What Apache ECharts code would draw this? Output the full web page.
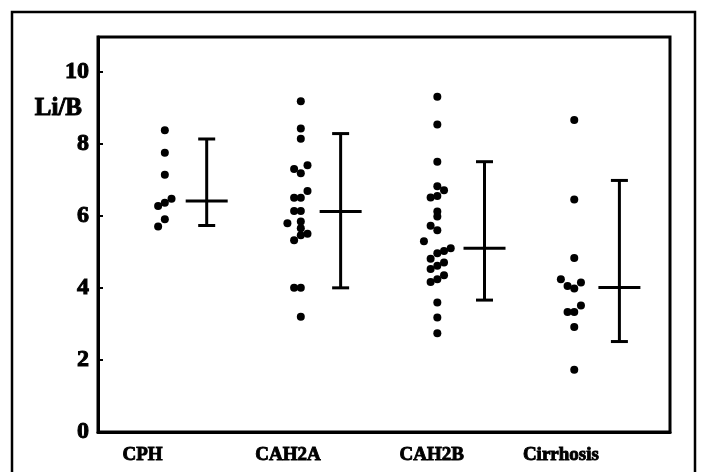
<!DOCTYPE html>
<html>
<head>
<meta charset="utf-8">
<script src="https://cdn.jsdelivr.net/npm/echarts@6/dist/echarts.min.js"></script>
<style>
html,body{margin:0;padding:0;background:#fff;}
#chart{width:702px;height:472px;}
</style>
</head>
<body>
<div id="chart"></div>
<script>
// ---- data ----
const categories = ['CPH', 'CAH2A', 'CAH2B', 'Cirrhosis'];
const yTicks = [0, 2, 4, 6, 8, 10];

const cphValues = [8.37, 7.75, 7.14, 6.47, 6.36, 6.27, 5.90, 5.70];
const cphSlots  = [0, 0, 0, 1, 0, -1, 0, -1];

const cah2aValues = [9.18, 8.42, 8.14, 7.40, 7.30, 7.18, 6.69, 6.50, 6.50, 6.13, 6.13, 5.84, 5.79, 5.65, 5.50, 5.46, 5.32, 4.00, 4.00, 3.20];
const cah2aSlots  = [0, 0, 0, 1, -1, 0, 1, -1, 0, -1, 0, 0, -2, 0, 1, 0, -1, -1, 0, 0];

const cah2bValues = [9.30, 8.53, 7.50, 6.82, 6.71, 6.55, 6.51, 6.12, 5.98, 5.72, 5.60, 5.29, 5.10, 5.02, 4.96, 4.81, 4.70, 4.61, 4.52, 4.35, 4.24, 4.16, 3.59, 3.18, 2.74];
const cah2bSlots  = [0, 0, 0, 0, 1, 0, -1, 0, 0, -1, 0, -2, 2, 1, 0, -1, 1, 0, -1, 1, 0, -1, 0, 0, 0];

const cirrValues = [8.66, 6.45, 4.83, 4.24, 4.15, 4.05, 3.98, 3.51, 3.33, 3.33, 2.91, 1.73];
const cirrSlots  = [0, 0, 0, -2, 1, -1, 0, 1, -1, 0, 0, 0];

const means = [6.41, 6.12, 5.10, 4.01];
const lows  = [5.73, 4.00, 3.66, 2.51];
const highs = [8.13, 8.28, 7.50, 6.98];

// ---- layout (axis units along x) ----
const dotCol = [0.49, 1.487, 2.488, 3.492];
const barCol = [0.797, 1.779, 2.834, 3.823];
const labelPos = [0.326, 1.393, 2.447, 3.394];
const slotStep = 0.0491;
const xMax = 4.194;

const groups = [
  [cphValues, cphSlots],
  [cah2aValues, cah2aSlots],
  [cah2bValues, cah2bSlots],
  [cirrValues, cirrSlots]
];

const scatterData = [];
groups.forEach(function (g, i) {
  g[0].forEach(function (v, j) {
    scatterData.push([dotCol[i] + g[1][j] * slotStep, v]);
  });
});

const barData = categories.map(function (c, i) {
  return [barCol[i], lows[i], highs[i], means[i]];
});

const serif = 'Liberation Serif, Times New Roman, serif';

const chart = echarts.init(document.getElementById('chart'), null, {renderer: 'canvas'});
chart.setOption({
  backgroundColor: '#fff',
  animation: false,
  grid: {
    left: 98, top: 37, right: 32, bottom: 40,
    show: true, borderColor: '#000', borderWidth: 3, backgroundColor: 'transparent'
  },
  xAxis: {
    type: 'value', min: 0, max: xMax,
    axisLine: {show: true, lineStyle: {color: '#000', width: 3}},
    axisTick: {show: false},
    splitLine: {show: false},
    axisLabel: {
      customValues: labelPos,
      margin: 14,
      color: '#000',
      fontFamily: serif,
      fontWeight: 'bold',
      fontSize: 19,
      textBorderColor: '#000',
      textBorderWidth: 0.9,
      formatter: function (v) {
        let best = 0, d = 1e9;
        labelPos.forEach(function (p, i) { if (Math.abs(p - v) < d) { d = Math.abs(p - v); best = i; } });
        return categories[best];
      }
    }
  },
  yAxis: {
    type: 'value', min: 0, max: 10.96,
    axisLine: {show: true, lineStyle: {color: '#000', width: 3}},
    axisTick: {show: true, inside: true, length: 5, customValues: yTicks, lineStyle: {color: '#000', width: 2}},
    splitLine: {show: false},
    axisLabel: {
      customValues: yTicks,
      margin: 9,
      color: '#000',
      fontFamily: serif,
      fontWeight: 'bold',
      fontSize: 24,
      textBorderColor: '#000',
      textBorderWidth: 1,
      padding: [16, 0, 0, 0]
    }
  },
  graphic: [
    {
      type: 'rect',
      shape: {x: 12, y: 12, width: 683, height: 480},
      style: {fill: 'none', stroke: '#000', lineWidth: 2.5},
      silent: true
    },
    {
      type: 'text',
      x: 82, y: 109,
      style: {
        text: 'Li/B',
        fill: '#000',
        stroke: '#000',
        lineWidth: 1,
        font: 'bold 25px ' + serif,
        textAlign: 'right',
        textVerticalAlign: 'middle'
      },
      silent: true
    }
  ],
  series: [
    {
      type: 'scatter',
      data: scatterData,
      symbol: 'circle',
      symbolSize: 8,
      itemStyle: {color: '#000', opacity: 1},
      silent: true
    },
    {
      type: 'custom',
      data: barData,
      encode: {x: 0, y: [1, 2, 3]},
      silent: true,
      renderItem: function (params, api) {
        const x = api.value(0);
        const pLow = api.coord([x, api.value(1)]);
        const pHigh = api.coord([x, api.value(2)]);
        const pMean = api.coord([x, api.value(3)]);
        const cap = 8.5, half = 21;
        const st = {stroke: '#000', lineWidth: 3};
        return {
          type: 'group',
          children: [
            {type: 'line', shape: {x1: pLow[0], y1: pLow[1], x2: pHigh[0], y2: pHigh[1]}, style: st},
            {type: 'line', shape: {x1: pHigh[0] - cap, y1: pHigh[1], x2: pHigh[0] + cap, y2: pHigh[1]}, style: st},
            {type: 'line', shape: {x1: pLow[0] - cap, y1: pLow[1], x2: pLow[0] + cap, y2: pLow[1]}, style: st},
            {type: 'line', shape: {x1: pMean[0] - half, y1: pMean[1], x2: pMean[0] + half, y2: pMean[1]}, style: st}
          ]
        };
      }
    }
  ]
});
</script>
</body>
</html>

==========

**Goal:**
Leaving the pictures aside, transcribe the entire listing exactly.

**Exercise answer:**
What Apache ECharts code would draw this? Output the full web page.
<!DOCTYPE html>
<html>
<head>
<meta charset="utf-8">
<script src="https://cdn.jsdelivr.net/npm/echarts@6/dist/echarts.min.js"></script>
<style>
html,body{margin:0;padding:0;background:#fff;}
#chart{width:702px;height:472px;}
</style>
</head>
<body>
<div id="chart"></div>
<script>
// ---- data ----
const categories = ['CPH', 'CAH2A', 'CAH2B', 'Cirrhosis'];
const yTicks = [0, 2, 4, 6, 8, 10];

const cphValues = [8.37, 7.75, 7.14, 6.47, 6.36, 6.27, 5.90, 5.70];
const cphSlots  = [0, 0, 0, 1, 0, -1, 0, -1];

const cah2aValues = [9.18, 8.42, 8.14, 7.40, 7.30, 7.18, 6.69, 6.50, 6.50, 6.13, 6.13, 5.84, 5.79, 5.65, 5.50, 5.46, 5.32, 4.00, 4.00, 3.20];
const cah2aSlots  = [0, 0, 0, 1, -1, 0, 1, -1, 0, -1, 0, 0, -2, 0, 1, 0, -1, -1, 0, 0];

const cah2bValues = [9.30, 8.53, 7.50, 6.82, 6.71, 6.55, 6.51, 6.12, 5.98, 5.72, 5.60, 5.29, 5.10, 5.02, 4.96, 4.81, 4.70, 4.61, 4.52, 4.35, 4.24, 4.16, 3.59, 3.18, 2.74];
const cah2bSlots  = [0, 0, 0, 0, 1, 0, -1, 0, 0, -1, 0, -2, 2, 1, 0, -1, 1, 0, -1, 1, 0, -1, 0, 0, 0];

const cirrValues = [8.66, 6.45, 4.83, 4.24, 4.15, 4.05, 3.98, 3.51, 3.33, 3.33, 2.91, 1.73];
const cirrSlots  = [0, 0, 0, -2, 1, -1, 0, 1, -1, 0, 0, 0];

const means = [6.41, 6.12, 5.10, 4.01];
const lows  = [5.73, 4.00, 3.66, 2.51];
const highs = [8.13, 8.28, 7.50, 6.98];

// ---- layout (axis units along x) ----
const dotCol = [0.49, 1.487, 2.488, 3.492];
const barCol = [0.797, 1.779, 2.834, 3.823];
const labelPos = [0.326, 1.393, 2.447, 3.394];
const slotStep = 0.0491;
const xMax = 4.194;

const groups = [
  [cphValues, cphSlots],
  [cah2aValues, cah2aSlots],
  [cah2bValues, cah2bSlots],
  [cirrValues, cirrSlots]
];

const scatterData = [];
groups.forEach(function (g, i) {
  g[0].forEach(function (v, j) {
    scatterData.push([dotCol[i] + g[1][j] * slotStep, v]);
  });
});

const barData = categories.map(function (c, i) {
  return [barCol[i], lows[i], highs[i], means[i]];
});

const serif = 'Liberation Serif, Times New Roman, serif';

const chart = echarts.init(document.getElementById('chart'), null, {renderer: 'canvas'});
chart.setOption({
  backgroundColor: '#fff',
  animation: false,
  grid: {
    left: 98, top: 37, right: 32, bottom: 40,
    show: true, borderColor: '#000', borderWidth: 3, backgroundColor: 'transparent'
  },
  xAxis: {
    type: 'value', min: 0, max: xMax,
    axisLine: {show: true, lineStyle: {color: '#000', width: 3}},
    axisTick: {show: false},
    splitLine: {show: false},
    axisLabel: {
      customValues: labelPos,
      margin: 14,
      color: '#000',
      fontFamily: serif,
      fontWeight: 'bold',
      fontSize: 19,
      textBorderColor: '#000',
      textBorderWidth: 0.9,
      formatter: function (v) {
        let best = 0, d = 1e9;
        labelPos.forEach(function (p, i) { if (Math.abs(p - v) < d) { d = Math.abs(p - v); best = i; } });
        return categories[best];
      }
    }
  },
  yAxis: {
    type: 'value', min: 0, max: 10.96,
    axisLine: {show: true, lineStyle: {color: '#000', width: 3}},
    axisTick: {show: true, inside: true, length: 5, customValues: yTicks, lineStyle: {color: '#000', width: 2}},
    splitLine: {show: false},
    axisLabel: {
      customValues: yTicks,
      margin: 9,
      color: '#000',
      fontFamily: serif,
      fontWeight: 'bold',
      fontSize: 24,
      textBorderColor: '#000',
      textBorderWidth: 1,
      padding: [16, 0, 0, 0]
    }
  },
  graphic: [
    {
      type: 'rect',
      shape: {x: 12, y: 12, width: 683, height: 480},
      style: {fill: 'none', stroke: '#000', lineWidth: 2.5},
      silent: true
    },
    {
      type: 'text',
      x: 82, y: 109,
      style: {
        text: 'Li/B',
        fill: '#000',
        stroke: '#000',
        lineWidth: 1,
        font: 'bold 25px ' + serif,
        textAlign: 'right',
        textVerticalAlign: 'middle'
      },
      silent: true
    }
  ],
  series: [
    {
      type: 'scatter',
      data: scatterData,
      symbol: 'circle',
      symbolSize: 8,
      itemStyle: {color: '#000', opacity: 1},
      silent: true
    },
    {
      type: 'custom',
      data: barData,
      encode: {x: 0, y: [1, 2, 3]},
      silent: true,
      renderItem: function (params, api) {
        const x = api.value(0);
        const pLow = api.coord([x, api.value(1)]);
        const pHigh = api.coord([x, api.value(2)]);
        const pMean = api.coord([x, api.value(3)]);
        const cap = 8.5, half = 21;
        const st = {stroke: '#000', lineWidth: 3};
        return {
          type: 'group',
          children: [
            {type: 'line', shape: {x1: pLow[0], y1: pLow[1], x2: pHigh[0], y2: pHigh[1]}, style: st},
            {type: 'line', shape: {x1: pHigh[0] - cap, y1: pHigh[1], x2: pHigh[0] + cap, y2: pHigh[1]}, style: st},
            {type: 'line', shape: {x1: pLow[0] - cap, y1: pLow[1], x2: pLow[0] + cap, y2: pLow[1]}, style: st},
            {type: 'line', shape: {x1: pMean[0] - half, y1: pMean[1], x2: pMean[0] + half, y2: pMean[1]}, style: st}
          ]
        };
      }
    }
  ]
});
</script>
</body>
</html>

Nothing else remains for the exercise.